Transferee liability

Transferee Liability

May 01, 2015 | By Keith Martin in Washington, DC

Transferee liability can make the selling shareholders of a company liable for taxes the company should have paid, but that the new owners failed to have it pay.

Four individuals owned a regular “C” corporation called Little Salt Development Co. whose sole asset was 160 acres of land near Lincoln, Nebraska that was used for farming and duck hunting. The corporation sold the land to the city for $472,000 in June 2003, receiving $471,111 after subtracting settlement costs. The corporation had a taxable gain on the land of $432,148.

MidCoast Investments approached the shareholders with an offer to buy the company for $358,826, or the cash in the company, less 64.92% of the tax liability on the capital gain, and said it would cause the company to file a return to pay the taxes owed on the land sale.

The transaction closed in August 2003.

The shareholders figured they were better off by $58,842 by taking the offer compared to keeping the proceeds that would have remained from the land sale after paying taxes.

MidCoast failed to have the company pay the taxes it owed. The IRS assessed back taxes against the company and, when it was unable to collect, went after the former shareholders.

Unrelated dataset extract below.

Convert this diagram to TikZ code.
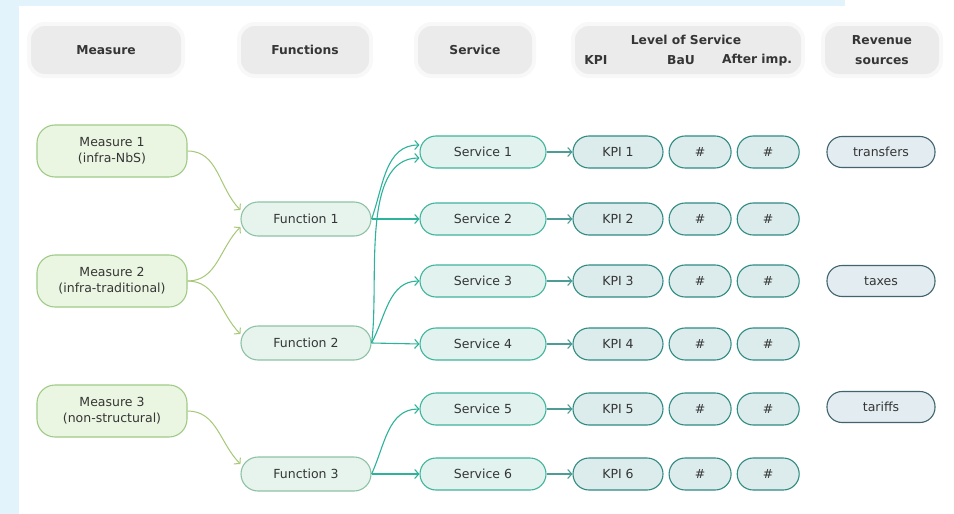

Section 6901 of the US tax code authorizes the IRS to pursue any remedies it has under state law to collect taxes where property is transferred fraudulently to avoid creditors. Nebraska has adopted the Uniform Fraudulent Transfer Act. That statute treats a transfer as fraudulent as to present creditors whose claims arose before the transfer if reasonably equivalent value is not received in exchange and the debtor was insolvent at the time or became insolvent as a result of the transfer.

All the elements of a fraudulent transfer were present in this case. The IRS had a claim against Little Salt Development Co. for taxes before MidCoast bought the company. Little Salt received no value. It had an estimated tax liability at the time of $167,737. The transaction left it insolvent because MidCoast immediately stripped all the cash out the company by purporting to borrow it in exchange for an uncollectable note that it left in the company.

Thus, the transfer was fraudulent against the IRS.

Nebraska law allows a creditor to go after “the person for whose benefit the transfer was made.”

The US Tax Court said the IRS could force the former shareholders to pay the amount they benefited — $58,842 — but not otherwise to pay the full taxes of the company.

The case is William Scott Stuart, Jr. v. Commissioner. The Tax Court released its decision on April 1.